> [Exercise]: Write out the data again exactly, skipping every picture.

> [Supplied data]:
begin

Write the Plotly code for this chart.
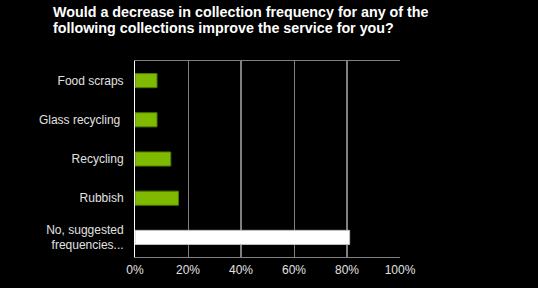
import plotly.graph_objects as go

categories = ["Food scraps", "Glass recycling ", "Recycling", "Rubbish", "No, suggested<br>frequencies..."]
values = [8.3, 8.3, 13.5, 16.4, 81.0]
bar_colors = ["#7fba00", "#7fba00", "#7fba00", "#7fba00", "#ffffff"]
edge_colors = ["#4f7a00", "#4f7a00", "#4f7a00", "#4f7a00", "#bfbfbf"]
x_ticks = [0, 20, 40, 60, 80, 100]
x_tick_text = ["0%", "20%", "40%", "60%", "80%", "100%"]
white_grid = [40, 80]
title_lines = ["Would a decrease in collection frequency for any of the",
               "following collections improve the service for you?"]

fig = go.Figure()
fig.add_trace(go.Bar(
    y=categories, x=values, orientation="h",
    marker=dict(color=bar_colors, line=dict(color=edge_colors, width=1)),
    width=0.36, hoverinfo="skip",
))

for gx in white_grid:
    fig.add_shape(type="line", xref="x", yref="paper", x0=gx, x1=gx, y0=0, y1=1,
                  line=dict(color="#ffffff", width=1), layer="below")

for i, line in enumerate(title_lines):
    fig.add_annotation(
        text=line, xref="paper", yref="paper",
        x=(51 - 135) / 265, xanchor="left",
        y=1 + (61 - (12 + 15.5 * i)) / 196, yanchor="middle",
        showarrow=False,
        font=dict(family="Liberation Sans, Arial, sans-serif", size=14.3, color="#ffffff", weight="bold"),
    )

fig.update_layout(
    width=538, height=288,
    margin=dict(l=135, r=138, t=61, b=31),
    paper_bgcolor="#000000", plot_bgcolor="#000000",
    showlegend=False,
    font=dict(family="Liberation Sans, Arial, sans-serif", size=12, color="#e0e0e0"),
    xaxis=dict(
        range=[0, 100], tickvals=x_ticks, ticktext=x_tick_text,
        showgrid=True, gridcolor="#808080", gridwidth=1,
        showline=True, linecolor="#808080", linewidth=1, mirror=True,
        zeroline=False, ticks="outside", ticklen=2, tickcolor="rgba(0,0,0,0)",
        tickfont=dict(size=12, color="#e0e0e0"), fixedrange=True,
    ),
    yaxis=dict(
        autorange="reversed", showgrid=False,
        showline=True, linecolor="#ffffff", linewidth=1,
        ticks="outside", ticklen=8, tickcolor="rgba(0,0,0,0)",
        tickfont=dict(size=12, color="#e0e0e0"), fixedrange=True,
    ),
)

fig.write_html("out.html")
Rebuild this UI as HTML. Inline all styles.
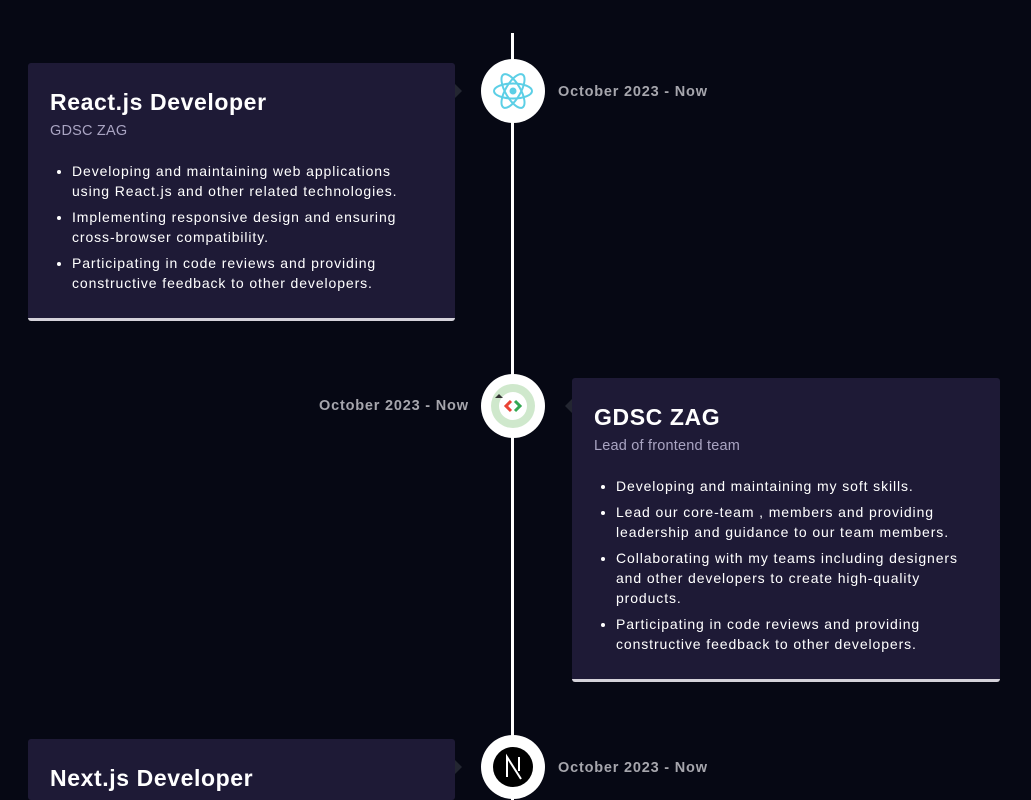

end

> [Solution to this problem]:
Write the Plotly code for this chart.
import plotly.graph_objects as go

categories = ["Food scraps", "Glass recycling ", "Recycling", "Rubbish", "No, suggested<br>frequencies..."]
values = [8.3, 8.3, 13.5, 16.4, 81.0]
bar_colors = ["#7fba00", "#7fba00", "#7fba00", "#7fba00", "#ffffff"]
edge_colors = ["#4f7a00", "#4f7a00", "#4f7a00", "#4f7a00", "#bfbfbf"]
x_ticks = [0, 20, 40, 60, 80, 100]
x_tick_text = ["0%", "20%", "40%", "60%", "80%", "100%"]
white_grid = [40, 80]
title_lines = ["Would a decrease in collection frequency for any of the",
               "following collections improve the service for you?"]

fig = go.Figure()
fig.add_trace(go.Bar(
    y=categories, x=values, orientation="h",
    marker=dict(color=bar_colors, line=dict(color=edge_colors, width=1)),
    width=0.36, hoverinfo="skip",
))

for gx in white_grid:
    fig.add_shape(type="line", xref="x", yref="paper", x0=gx, x1=gx, y0=0, y1=1,
                  line=dict(color="#ffffff", width=1), layer="below")

for i, line in enumerate(title_lines):
    fig.add_annotation(
        text=line, xref="paper", yref="paper",
        x=(51 - 135) / 265, xanchor="left",
        y=1 + (61 - (12 + 15.5 * i)) / 196, yanchor="middle",
        showarrow=False,
        font=dict(family="Liberation Sans, Arial, sans-serif", size=14.3, color="#ffffff", weight="bold"),
    )

fig.update_layout(
    width=538, height=288,
    margin=dict(l=135, r=138, t=61, b=31),
    paper_bgcolor="#000000", plot_bgcolor="#000000",
    showlegend=False,
    font=dict(family="Liberation Sans, Arial, sans-serif", size=12, color="#e0e0e0"),
    xaxis=dict(
        range=[0, 100], tickvals=x_ticks, ticktext=x_tick_text,
        showgrid=True, gridcolor="#808080", gridwidth=1,
        showline=True, linecolor="#808080", linewidth=1, mirror=True,
        zeroline=False, ticks="outside", ticklen=2, tickcolor="rgba(0,0,0,0)",
        tickfont=dict(size=12, color="#e0e0e0"), fixedrange=True,
    ),
    yaxis=dict(
        autorange="reversed", showgrid=False,
        showline=True, linecolor="#ffffff", linewidth=1,
        ticks="outside", ticklen=8, tickcolor="rgba(0,0,0,0)",
        tickfont=dict(size=12, color="#e0e0e0"), fixedrange=True,
    ),
)

fig.write_html("out.html")
Rebuild this UI as HTML. Inline all styles.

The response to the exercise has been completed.